= Do this =
Copy out the listing that follows, exact in every word, and skip the images.

= Data provided =
******

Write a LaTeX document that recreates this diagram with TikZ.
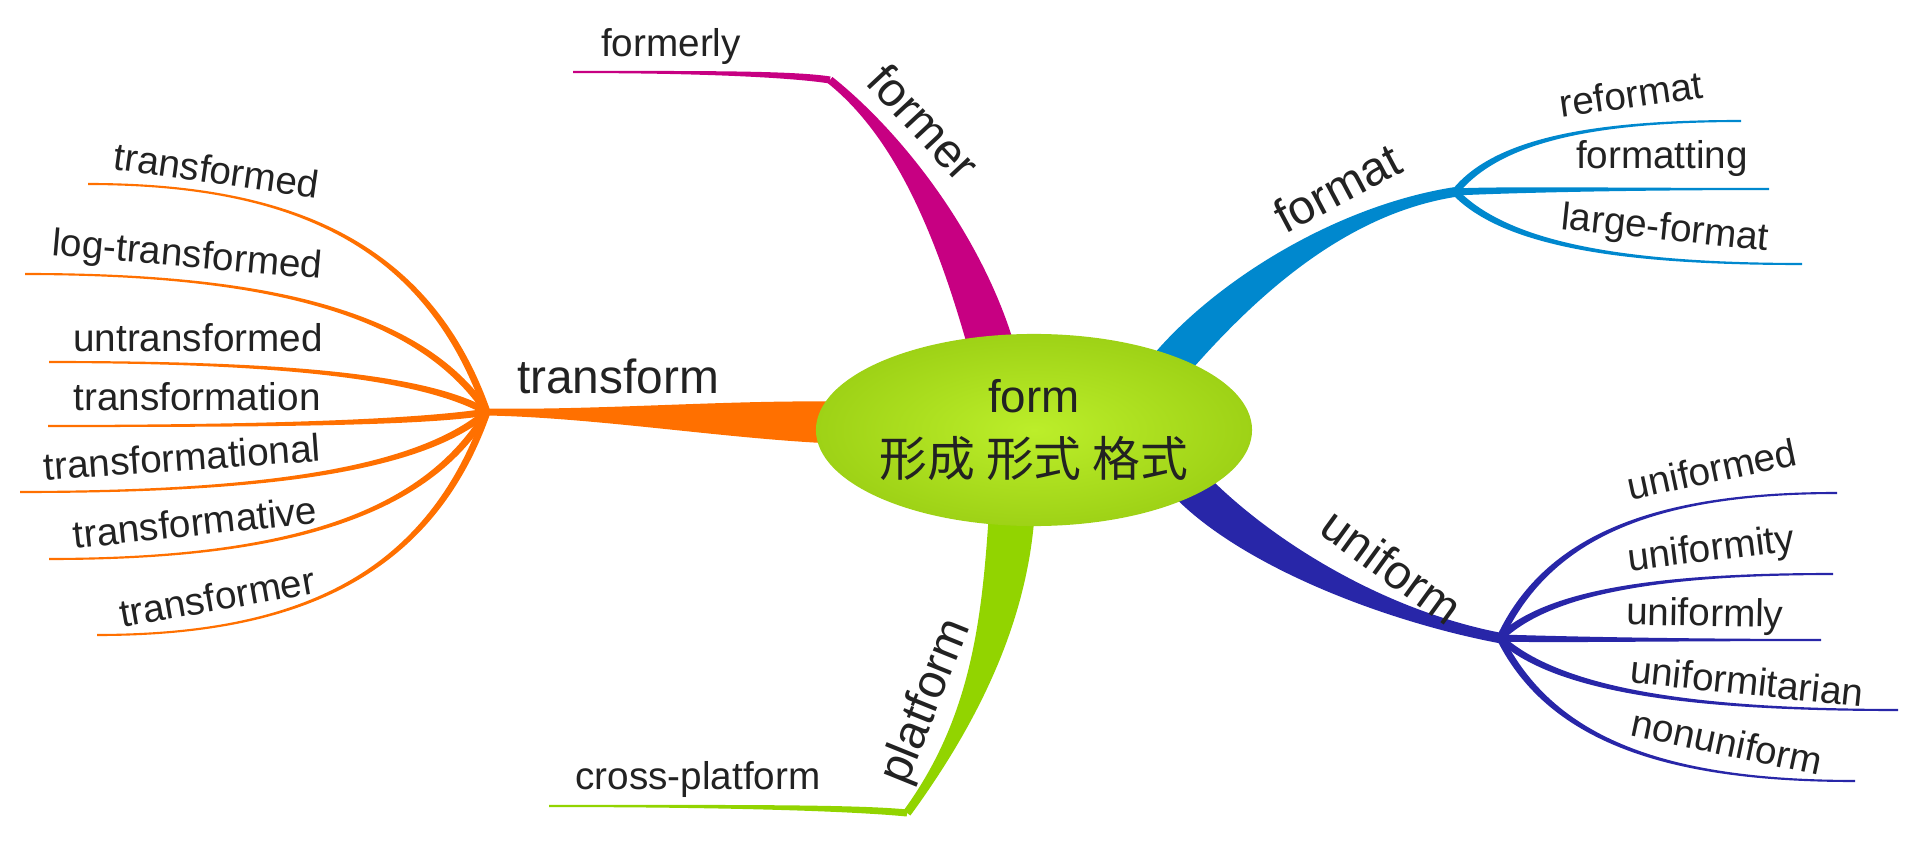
\documentclass[tikz,border=0pt]{standalone}
\usepackage{fontspec}
\setmainfont{Liberation Sans}
\newfontfamily\cjkfont{Noto Sans CJK SC}
\usetikzlibrary{calc, positioning, shapes.geometric}

\definecolor{hubgreen}{RGB}{188,238,42}
\definecolor{hubrim}{RGB}{158,210,22}
\definecolor{formerpink}{RGB}{199,0,130}
\definecolor{formatblue}{RGB}{0,136,206}
\definecolor{uniformnavy}{RGB}{40,38,168}
\definecolor{platgreen}{RGB}{146,212,0}
\definecolor{transorange}{RGB}{255,112,0}
\definecolor{ink}{RGB}{34,34,34}

% tapered branch: colour, start, control 1, control 2, end, half width at start, at end
\newcommand{\limb}[7]{%
  \fill[#1] ($(#2)!#6!90:(#3)$) .. controls ($(#3)!#6!-90:(#2)$) and ($(#4)!#7!90:(#5)$) .. ($(#5)!#7!-90:(#4)$)
    -- ($(#5)!#7!90:(#4)$) .. controls ($(#4)!#7!-90:(#5)$) and ($(#3)!#6!90:(#2)$) .. ($(#2)!#6!-90:(#3)$) -- cycle;}
% thin branch from a fork to its end
\newcommand{\twig}[3]{%
  \path let \p1=(#2), \p2=(#3) in
    ({\x1+0.15*(\x2-\x1)},{\y1+0.75*(\y2-\y1)}) coordinate (tw1)
    ({0.5*(\x1+\x2)},\y2) coordinate (tw2);
  \limb{#1}{#2}{tw1}{tw2}{#3}{1pt}{0.3pt}}

\begin{document}
\begin{tikzpicture}[x=0.01cm, y=-0.01cm,
    hub/.style={ellipse, minimum width=4.32cm, minimum height=1.92cm, inner sep=0pt,
      inner color=hubgreen, outer color=hubrim, align=center, text=ink,
      font=\fontsize{13}{18}\selectfont},
    bough/.style={text=ink, inner sep=0pt, font=\fontsize{13.6}{16}\selectfont},
    leaf/.style={text=ink, inner sep=0pt, font=\fontsize{11}{13}\selectfont}]
  \useasboundingbox (0,0) rectangle (1920,867);

  % roots (under the hub) and forks
  \coordinate (rtrans)  at (850,423);
  \coordinate (rformer) at (995,360);
  \coordinate (rformat) at (1170,365);
  \coordinate (runi)    at (1185,480);
  \coordinate (rplat)   at (1012,510);
  \coordinate (ftrans)  at (487,412);
  \coordinate (fformer) at (830,80);
  \coordinate (fformat) at (1455,192);
  \coordinate (funi)    at (1500,638);
  \coordinate (fplat)   at (907,813);

  \limb{transorange}{rtrans}{740,420}{600,414}{ftrans}{6pt}{1pt}
  \limb{formerpink}{rformer}{965,250}{905,140}{fformer}{6.5pt}{1.1pt}
  \limb{formatblue}{rformat}{1235,290}{1340,210}{fformat}{5.5pt}{1.4pt}
  \limb{uniformnavy}{runi}{1250,550}{1380,615}{funi}{5.5pt}{1.5pt}
  \limb{platgreen}{rplat}{1005,620}{975,720}{fplat}{6.5pt}{1.2pt}

  \node[hub] (hub) at (1034,430) {form\\{\cjkfont\fontsize{13.6}{18}\selectfont 形成 形式 格式}};

  \node[bough] (ltrans)  at (618,376) {transform};
  \node[bough, rotate=-47] (lformer) at (924,122) {former};
  \node[bough, rotate=28]  (lformat) at (1337,188) {format};
  \node[bough, rotate=-36] (luni)    at (1392,566) {uniform};
  \node[bough, rotate=68]  (lplat)   at (927,702) {platform};

  % transform
  \coordinate (t1) at (88,184);
  \coordinate (t2) at (25,274);
  \coordinate (t3) at (49,362);
  \coordinate (t4) at (48,426);
  \coordinate (t5) at (20,492);
  \coordinate (t6) at (49,559);
  \coordinate (t7) at (97,635);
  \twig{transorange}{ftrans}{t1}
  \twig{transorange}{ftrans}{t2}
  \twig{transorange}{ftrans}{t3}
  \twig{transorange}{ftrans}{t4}
  \twig{transorange}{ftrans}{t5}
  \twig{transorange}{ftrans}{t6}
  \twig{transorange}{ftrans}{t7}
  \node[leaf, rotate=-8] (lt1) at (217,170) {transformed};
  \node[leaf, rotate=-5] (lt2) at (187,257) {log-transformed};
  \node[leaf]            (lt3) at (198,338) {untransformed};
  \node[leaf]            (lt4) at (197,397) {transformation};
  \node[leaf, rotate=4]  (lt5) at (182,457) {transformational};
  \node[leaf, rotate=6]  (lt6) at (195,522) {transformative};
  \node[leaf, rotate=10] (lt7) at (217,597) {transformer};

  % former
  \coordinate (f1) at (573,72);
  \twig{formerpink}{fformer}{f1}
  \node[leaf] (lf1) at (671,47) {formerly};

  % format
  \coordinate (m1) at (1741,121);
  \coordinate (m2) at (1769,189);
  \coordinate (m3) at (1802,264);
  \twig{formatblue}{fformat}{m1}
  \twig{formatblue}{fformat}{m2}
  \twig{formatblue}{fformat}{m3}
  \node[leaf, rotate=8]  (lm1) at (1631,94)  {reformat};
  \node[leaf]            (lm2) at (1662,159) {formatting};
  \node[leaf, rotate=-6] (lm3) at (1665,230) {large-format};

  % uniform
  \coordinate (u1) at (1837,493);
  \coordinate (u2) at (1833,574);
  \coordinate (u3) at (1821,640);
  \coordinate (u4) at (1898,710);
  \coordinate (u5) at (1855,781);
  \twig{uniformnavy}{funi}{u1}
  \twig{uniformnavy}{funi}{u2}
  \twig{uniformnavy}{funi}{u3}
  \twig{uniformnavy}{funi}{u4}
  \twig{uniformnavy}{funi}{u5}
  \node[leaf, rotate=12]  (lu1) at (1712,469) {uniformed};
  \node[leaf, rotate=7]   (lu2) at (1711,551) {uniformity};
  \node[leaf, rotate=-1]  (lu3) at (1705,616) {uniformly};
  \node[leaf, rotate=-6]  (lu4) at (1747,681) {uniformitarian};
  \node[leaf, rotate=-12] (lu5) at (1727,742) {nonuniform};

  % platform
  \coordinate (p1) at (549,806);
  \twig{platgreen}{fplat}{p1}
  \node[leaf] (lp1) at (698,779) {cross-platform};
\end{tikzpicture}
\end{document}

******

= Solution to the exercise =
Write a LaTeX document that recreates this diagram with TikZ.
\documentclass[tikz,border=0pt]{standalone}
\usepackage{fontspec}
\setmainfont{Liberation Sans}
\newfontfamily\cjkfont{Noto Sans CJK SC}
\usetikzlibrary{calc, positioning, shapes.geometric}

\definecolor{hubgreen}{RGB}{188,238,42}
\definecolor{hubrim}{RGB}{158,210,22}
\definecolor{formerpink}{RGB}{199,0,130}
\definecolor{formatblue}{RGB}{0,136,206}
\definecolor{uniformnavy}{RGB}{40,38,168}
\definecolor{platgreen}{RGB}{146,212,0}
\definecolor{transorange}{RGB}{255,112,0}
\definecolor{ink}{RGB}{34,34,34}

% tapered branch: colour, start, control 1, control 2, end, half width at start, at end
\newcommand{\limb}[7]{%
  \fill[#1] ($(#2)!#6!90:(#3)$) .. controls ($(#3)!#6!-90:(#2)$) and ($(#4)!#7!90:(#5)$) .. ($(#5)!#7!-90:(#4)$)
    -- ($(#5)!#7!90:(#4)$) .. controls ($(#4)!#7!-90:(#5)$) and ($(#3)!#6!90:(#2)$) .. ($(#2)!#6!-90:(#3)$) -- cycle;}
% thin branch from a fork to its end
\newcommand{\twig}[3]{%
  \path let \p1=(#2), \p2=(#3) in
    ({\x1+0.15*(\x2-\x1)},{\y1+0.75*(\y2-\y1)}) coordinate (tw1)
    ({0.5*(\x1+\x2)},\y2) coordinate (tw2);
  \limb{#1}{#2}{tw1}{tw2}{#3}{1pt}{0.3pt}}

\begin{document}
\begin{tikzpicture}[x=0.01cm, y=-0.01cm,
    hub/.style={ellipse, minimum width=4.32cm, minimum height=1.92cm, inner sep=0pt,
      inner color=hubgreen, outer color=hubrim, align=center, text=ink,
      font=\fontsize{13}{18}\selectfont},
    bough/.style={text=ink, inner sep=0pt, font=\fontsize{13.6}{16}\selectfont},
    leaf/.style={text=ink, inner sep=0pt, font=\fontsize{11}{13}\selectfont}]
  \useasboundingbox (0,0) rectangle (1920,867);

  % roots (under the hub) and forks
  \coordinate (rtrans)  at (850,423);
  \coordinate (rformer) at (995,360);
  \coordinate (rformat) at (1170,365);
  \coordinate (runi)    at (1185,480);
  \coordinate (rplat)   at (1012,510);
  \coordinate (ftrans)  at (487,412);
  \coordinate (fformer) at (830,80);
  \coordinate (fformat) at (1455,192);
  \coordinate (funi)    at (1500,638);
  \coordinate (fplat)   at (907,813);

  \limb{transorange}{rtrans}{740,420}{600,414}{ftrans}{6pt}{1pt}
  \limb{formerpink}{rformer}{965,250}{905,140}{fformer}{6.5pt}{1.1pt}
  \limb{formatblue}{rformat}{1235,290}{1340,210}{fformat}{5.5pt}{1.4pt}
  \limb{uniformnavy}{runi}{1250,550}{1380,615}{funi}{5.5pt}{1.5pt}
  \limb{platgreen}{rplat}{1005,620}{975,720}{fplat}{6.5pt}{1.2pt}

  \node[hub] (hub) at (1034,430) {form\\{\cjkfont\fontsize{13.6}{18}\selectfont 形成 形式 格式}};

  \node[bough] (ltrans)  at (618,376) {transform};
  \node[bough, rotate=-47] (lformer) at (924,122) {former};
  \node[bough, rotate=28]  (lformat) at (1337,188) {format};
  \node[bough, rotate=-36] (luni)    at (1392,566) {uniform};
  \node[bough, rotate=68]  (lplat)   at (927,702) {platform};

  % transform
  \coordinate (t1) at (88,184);
  \coordinate (t2) at (25,274);
  \coordinate (t3) at (49,362);
  \coordinate (t4) at (48,426);
  \coordinate (t5) at (20,492);
  \coordinate (t6) at (49,559);
  \coordinate (t7) at (97,635);
  \twig{transorange}{ftrans}{t1}
  \twig{transorange}{ftrans}{t2}
  \twig{transorange}{ftrans}{t3}
  \twig{transorange}{ftrans}{t4}
  \twig{transorange}{ftrans}{t5}
  \twig{transorange}{ftrans}{t6}
  \twig{transorange}{ftrans}{t7}
  \node[leaf, rotate=-8] (lt1) at (217,170) {transformed};
  \node[leaf, rotate=-5] (lt2) at (187,257) {log-transformed};
  \node[leaf]            (lt3) at (198,338) {untransformed};
  \node[leaf]            (lt4) at (197,397) {transformation};
  \node[leaf, rotate=4]  (lt5) at (182,457) {transformational};
  \node[leaf, rotate=6]  (lt6) at (195,522) {transformative};
  \node[leaf, rotate=10] (lt7) at (217,597) {transformer};

  % former
  \coordinate (f1) at (573,72);
  \twig{formerpink}{fformer}{f1}
  \node[leaf] (lf1) at (671,47) {formerly};

  % format
  \coordinate (m1) at (1741,121);
  \coordinate (m2) at (1769,189);
  \coordinate (m3) at (1802,264);
  \twig{formatblue}{fformat}{m1}
  \twig{formatblue}{fformat}{m2}
  \twig{formatblue}{fformat}{m3}
  \node[leaf, rotate=8]  (lm1) at (1631,94)  {reformat};
  \node[leaf]            (lm2) at (1662,159) {formatting};
  \node[leaf, rotate=-6] (lm3) at (1665,230) {large-format};

  % uniform
  \coordinate (u1) at (1837,493);
  \coordinate (u2) at (1833,574);
  \coordinate (u3) at (1821,640);
  \coordinate (u4) at (1898,710);
  \coordinate (u5) at (1855,781);
  \twig{uniformnavy}{funi}{u1}
  \twig{uniformnavy}{funi}{u2}
  \twig{uniformnavy}{funi}{u3}
  \twig{uniformnavy}{funi}{u4}
  \twig{uniformnavy}{funi}{u5}
  \node[leaf, rotate=12]  (lu1) at (1712,469) {uniformed};
  \node[leaf, rotate=7]   (lu2) at (1711,551) {uniformity};
  \node[leaf, rotate=-1]  (lu3) at (1705,616) {uniformly};
  \node[leaf, rotate=-6]  (lu4) at (1747,681) {uniformitarian};
  \node[leaf, rotate=-12] (lu5) at (1727,742) {nonuniform};

  % platform
  \coordinate (p1) at (549,806);
  \twig{platgreen}{fplat}{p1}
  \node[leaf] (lp1) at (698,779) {cross-platform};
\end{tikzpicture}
\end{document}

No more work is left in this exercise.